Ditados… traumas primários!

Meninos, vai começar o ditado!

Ontem falava com um amigo que me confidenciava: “Eu tinha pavor a ditados. Acho que ainda hoje acordo com suores frios a pensar nisso!”. Pronto, está lançado o repto e eu com o meu feroz apetite, pela escrita de banalidades, aqui estou.

Vocês também partilhavam desse pavor a ditados? Achando de alguma forma aborrecido, era um ritual que admirava. Chamo ritual pela solenidade destes pedaços de aula. A professora aprumava-se na zona central do quadro, livro em riste, aparecendo para alguns como uma arma apontada, ligeiro afinar de garganta (hrruumm, hrruumm), olhar apontado como uma flecha à primeira linha.

– Vamos começar meninos! Era uma vez, um menino, de tenra idade… – Prosseguia, ela, com a sua voz rouca derivada de um copo a mais. Diziam as más-línguas.

– Qual foi a última palavra que ela disse? – Perguntava o Pedro, o meu melhor amigo da altura e que assim se manteve por mais alguns anos. Bom rapaz.

Nesses instantes, nas duas primeiras linhas, três talvez, seguia com os meus índices de atenção ao máximo. Cada palavra desmembrava-se em letras soltas que acolhia uma a uma para a formulação delas em aglomerado ser sem erros, sem nada a apontar-lhes. Porém, como criança que era, e ainda hoje sou, ao final de três linhas a atenção dispersava-se. Tinha uma tendência, que ainda hoje mantenho, dificuldade de me concentrar no silêncio. A falta de ruído faz o meu pensamento viajar, parece que assumo uma solidão, logo, um momento de reflexão. Perco o foco. Quando a atenção se dispersava começavam os erros, a interpretação errada dos lances vocais, da rouca professora, a perca das últimas palavras de cada frase. «Já estou lixado» – pensava eu.

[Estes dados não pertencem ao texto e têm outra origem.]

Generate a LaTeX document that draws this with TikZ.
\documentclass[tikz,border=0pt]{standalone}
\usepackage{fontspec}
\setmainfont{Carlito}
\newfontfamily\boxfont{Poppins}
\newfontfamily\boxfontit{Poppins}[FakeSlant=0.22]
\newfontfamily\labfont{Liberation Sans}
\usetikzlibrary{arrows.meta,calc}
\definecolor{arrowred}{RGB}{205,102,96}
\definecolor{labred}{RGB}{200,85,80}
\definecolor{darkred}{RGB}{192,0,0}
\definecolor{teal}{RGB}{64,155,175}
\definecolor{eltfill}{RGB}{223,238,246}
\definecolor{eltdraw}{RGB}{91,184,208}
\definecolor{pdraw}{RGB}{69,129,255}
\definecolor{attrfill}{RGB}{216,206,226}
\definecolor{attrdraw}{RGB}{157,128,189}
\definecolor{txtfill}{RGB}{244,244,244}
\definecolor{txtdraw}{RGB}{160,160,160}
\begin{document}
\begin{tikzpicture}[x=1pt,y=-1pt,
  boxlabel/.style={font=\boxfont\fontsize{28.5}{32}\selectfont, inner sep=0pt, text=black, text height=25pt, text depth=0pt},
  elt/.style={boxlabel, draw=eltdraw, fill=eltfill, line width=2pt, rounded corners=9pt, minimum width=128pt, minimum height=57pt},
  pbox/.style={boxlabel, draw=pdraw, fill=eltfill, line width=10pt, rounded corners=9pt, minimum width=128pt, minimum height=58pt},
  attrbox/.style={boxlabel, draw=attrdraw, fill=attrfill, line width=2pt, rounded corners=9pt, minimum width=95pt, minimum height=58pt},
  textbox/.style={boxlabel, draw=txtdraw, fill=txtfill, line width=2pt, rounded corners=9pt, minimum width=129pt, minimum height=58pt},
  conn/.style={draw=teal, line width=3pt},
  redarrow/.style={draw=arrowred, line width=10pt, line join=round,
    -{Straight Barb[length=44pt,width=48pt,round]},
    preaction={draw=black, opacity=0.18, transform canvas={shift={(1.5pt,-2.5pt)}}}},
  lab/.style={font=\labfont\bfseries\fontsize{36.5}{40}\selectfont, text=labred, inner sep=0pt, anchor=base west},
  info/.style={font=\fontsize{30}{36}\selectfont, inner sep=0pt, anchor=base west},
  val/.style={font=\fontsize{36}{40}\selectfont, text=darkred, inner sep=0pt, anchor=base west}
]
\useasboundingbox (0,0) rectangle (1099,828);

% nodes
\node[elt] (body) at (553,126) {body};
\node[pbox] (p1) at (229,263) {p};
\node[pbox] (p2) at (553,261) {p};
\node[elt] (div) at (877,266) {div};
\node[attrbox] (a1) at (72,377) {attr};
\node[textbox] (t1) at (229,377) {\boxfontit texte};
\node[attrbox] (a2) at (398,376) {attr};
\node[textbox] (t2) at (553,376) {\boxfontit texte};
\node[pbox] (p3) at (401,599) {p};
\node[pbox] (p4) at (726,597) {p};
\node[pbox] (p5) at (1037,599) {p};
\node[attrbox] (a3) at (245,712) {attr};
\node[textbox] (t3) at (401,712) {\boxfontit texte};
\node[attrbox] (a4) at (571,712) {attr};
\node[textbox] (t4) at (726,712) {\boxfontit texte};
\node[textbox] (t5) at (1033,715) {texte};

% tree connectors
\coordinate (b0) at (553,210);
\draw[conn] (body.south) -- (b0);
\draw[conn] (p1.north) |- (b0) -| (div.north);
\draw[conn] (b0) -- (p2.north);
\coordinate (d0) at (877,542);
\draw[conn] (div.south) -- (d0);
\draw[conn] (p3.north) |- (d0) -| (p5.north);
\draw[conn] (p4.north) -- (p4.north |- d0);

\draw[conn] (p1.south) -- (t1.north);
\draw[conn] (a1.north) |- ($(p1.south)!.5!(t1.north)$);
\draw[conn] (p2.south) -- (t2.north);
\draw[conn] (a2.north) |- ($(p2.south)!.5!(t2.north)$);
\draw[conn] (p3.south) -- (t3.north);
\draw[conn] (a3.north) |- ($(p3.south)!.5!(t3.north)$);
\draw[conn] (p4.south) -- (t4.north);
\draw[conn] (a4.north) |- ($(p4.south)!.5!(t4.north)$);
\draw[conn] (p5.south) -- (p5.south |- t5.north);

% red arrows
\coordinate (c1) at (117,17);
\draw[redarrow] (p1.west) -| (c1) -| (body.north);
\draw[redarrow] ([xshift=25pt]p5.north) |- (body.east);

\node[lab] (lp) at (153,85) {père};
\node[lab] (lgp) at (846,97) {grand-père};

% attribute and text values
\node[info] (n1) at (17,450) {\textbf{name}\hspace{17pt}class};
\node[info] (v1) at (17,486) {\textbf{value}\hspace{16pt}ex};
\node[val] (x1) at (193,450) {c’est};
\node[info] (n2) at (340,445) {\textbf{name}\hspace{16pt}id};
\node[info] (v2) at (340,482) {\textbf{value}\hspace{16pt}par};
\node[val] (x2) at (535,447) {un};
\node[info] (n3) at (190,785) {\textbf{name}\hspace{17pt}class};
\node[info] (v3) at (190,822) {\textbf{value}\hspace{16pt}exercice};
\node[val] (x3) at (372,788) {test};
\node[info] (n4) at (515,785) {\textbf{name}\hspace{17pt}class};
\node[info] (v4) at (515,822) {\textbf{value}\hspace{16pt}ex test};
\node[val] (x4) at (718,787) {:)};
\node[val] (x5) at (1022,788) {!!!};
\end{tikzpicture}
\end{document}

– Ele foi à ES-CO-LA, ponto final. – Ditava ela num tom mais elevado e de uma forma mais pausada. Digna de um bom português a falar para um estrangeiro.

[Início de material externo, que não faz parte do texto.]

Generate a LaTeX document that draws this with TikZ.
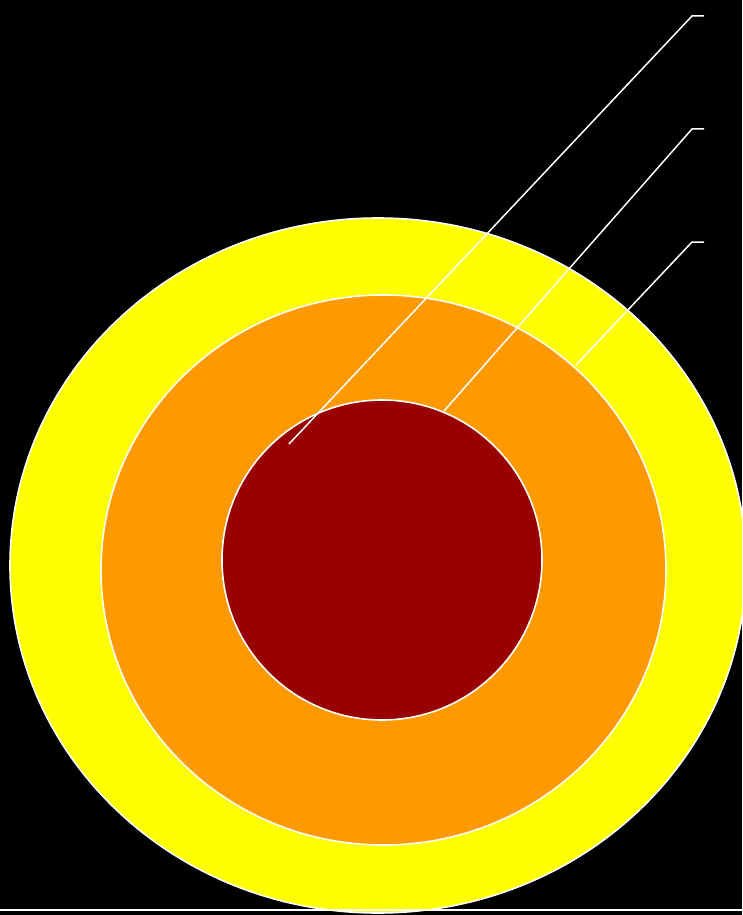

Tarde de mais, a minha atenção já lá ia. Entre vírgulas e pontos finas já se multiplicavam as palavras esquecidas e as letras mal interpretadas.

Assim, tenho todas as condições para ser mais um traumatizado com os ditados. Com o silêncio que eles provocavam e com a quebra de atenção que me infligiam. No entanto, a matemática ganhava com larga vantagem no trauma. Números, que dor de cabeça. Isolados são belíssimos, agora a multiplicação, subtracção e divisão deles é outra história.